■ **WHAT THIS TASK INVOLVES**: Extract only the first line of the listing and every line after it up to and including the one with "import pandas as pd". Omit the pictures.
***** DATA PROVIDED *****
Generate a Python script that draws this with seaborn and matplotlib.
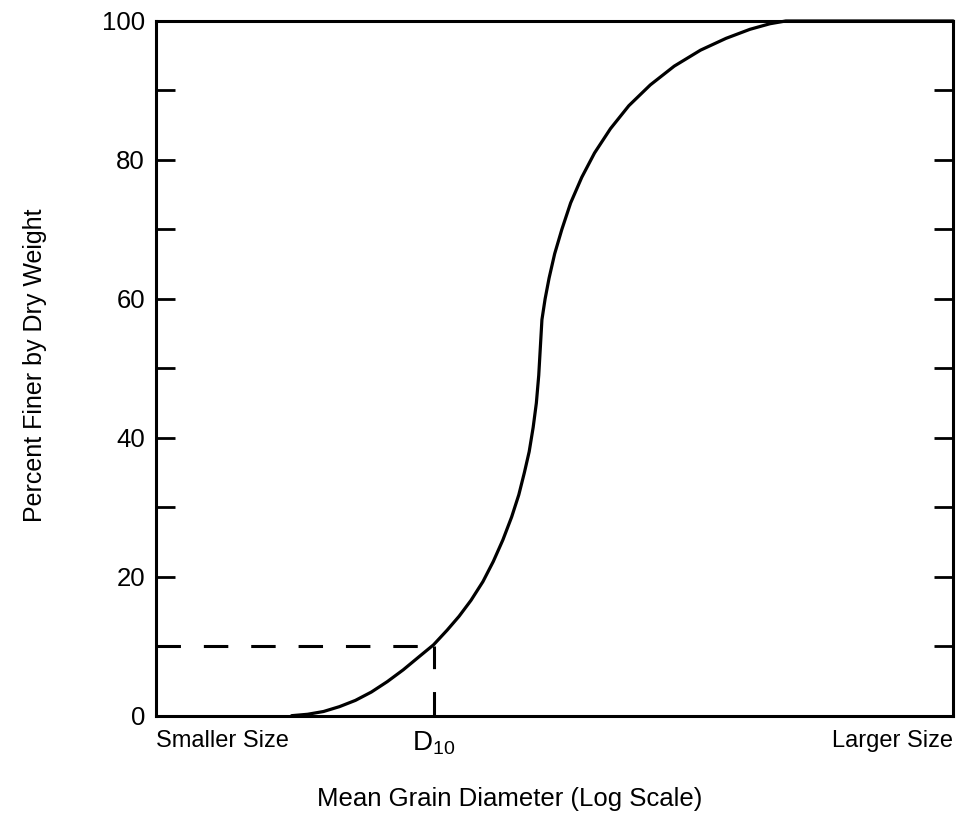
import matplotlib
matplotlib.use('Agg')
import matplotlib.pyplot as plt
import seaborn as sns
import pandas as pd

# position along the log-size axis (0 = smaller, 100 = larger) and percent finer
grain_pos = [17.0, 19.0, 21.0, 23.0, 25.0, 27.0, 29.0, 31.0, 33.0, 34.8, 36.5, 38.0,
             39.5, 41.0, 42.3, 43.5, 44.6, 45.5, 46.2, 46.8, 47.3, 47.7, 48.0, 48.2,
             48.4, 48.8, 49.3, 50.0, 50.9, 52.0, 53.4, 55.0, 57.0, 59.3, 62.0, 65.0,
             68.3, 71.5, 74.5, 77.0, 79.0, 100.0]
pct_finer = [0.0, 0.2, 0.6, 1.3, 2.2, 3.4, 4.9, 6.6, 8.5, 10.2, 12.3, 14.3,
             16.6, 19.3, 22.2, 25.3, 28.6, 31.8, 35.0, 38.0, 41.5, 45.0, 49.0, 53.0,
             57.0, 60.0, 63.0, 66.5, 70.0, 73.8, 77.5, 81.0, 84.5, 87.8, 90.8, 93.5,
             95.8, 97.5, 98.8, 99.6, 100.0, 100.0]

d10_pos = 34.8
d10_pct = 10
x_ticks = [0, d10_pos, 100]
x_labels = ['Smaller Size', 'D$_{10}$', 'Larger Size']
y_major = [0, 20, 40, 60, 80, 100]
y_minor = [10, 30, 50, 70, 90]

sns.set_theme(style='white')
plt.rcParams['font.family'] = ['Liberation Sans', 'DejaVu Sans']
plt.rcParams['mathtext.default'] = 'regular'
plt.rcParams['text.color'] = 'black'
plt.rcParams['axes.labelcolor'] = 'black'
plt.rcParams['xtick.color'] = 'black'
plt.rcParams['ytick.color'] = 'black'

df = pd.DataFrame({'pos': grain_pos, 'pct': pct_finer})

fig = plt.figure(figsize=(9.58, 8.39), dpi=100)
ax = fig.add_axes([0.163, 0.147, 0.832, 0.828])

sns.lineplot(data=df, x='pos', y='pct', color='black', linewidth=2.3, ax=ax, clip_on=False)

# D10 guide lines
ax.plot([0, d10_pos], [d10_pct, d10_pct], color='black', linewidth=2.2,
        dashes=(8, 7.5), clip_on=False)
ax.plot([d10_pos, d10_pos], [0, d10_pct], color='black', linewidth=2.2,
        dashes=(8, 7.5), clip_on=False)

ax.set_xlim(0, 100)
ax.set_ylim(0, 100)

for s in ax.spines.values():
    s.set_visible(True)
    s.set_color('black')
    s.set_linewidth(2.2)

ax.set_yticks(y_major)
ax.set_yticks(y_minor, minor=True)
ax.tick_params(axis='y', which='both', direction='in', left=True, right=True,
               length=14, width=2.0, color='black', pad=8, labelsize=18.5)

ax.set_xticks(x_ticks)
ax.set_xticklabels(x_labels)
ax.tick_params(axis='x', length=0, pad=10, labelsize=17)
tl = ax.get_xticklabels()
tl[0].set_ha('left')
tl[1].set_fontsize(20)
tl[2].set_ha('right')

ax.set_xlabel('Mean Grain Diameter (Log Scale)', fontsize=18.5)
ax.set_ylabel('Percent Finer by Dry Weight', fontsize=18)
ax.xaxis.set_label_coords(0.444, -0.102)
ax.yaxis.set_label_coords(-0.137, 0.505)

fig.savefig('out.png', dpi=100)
*****
■ **TASK OUTPUT**:
Generate a Python script that draws this with seaborn and matplotlib.
import matplotlib
matplotlib.use('Agg')
import matplotlib.pyplot as plt
import seaborn as sns
import pandas as pd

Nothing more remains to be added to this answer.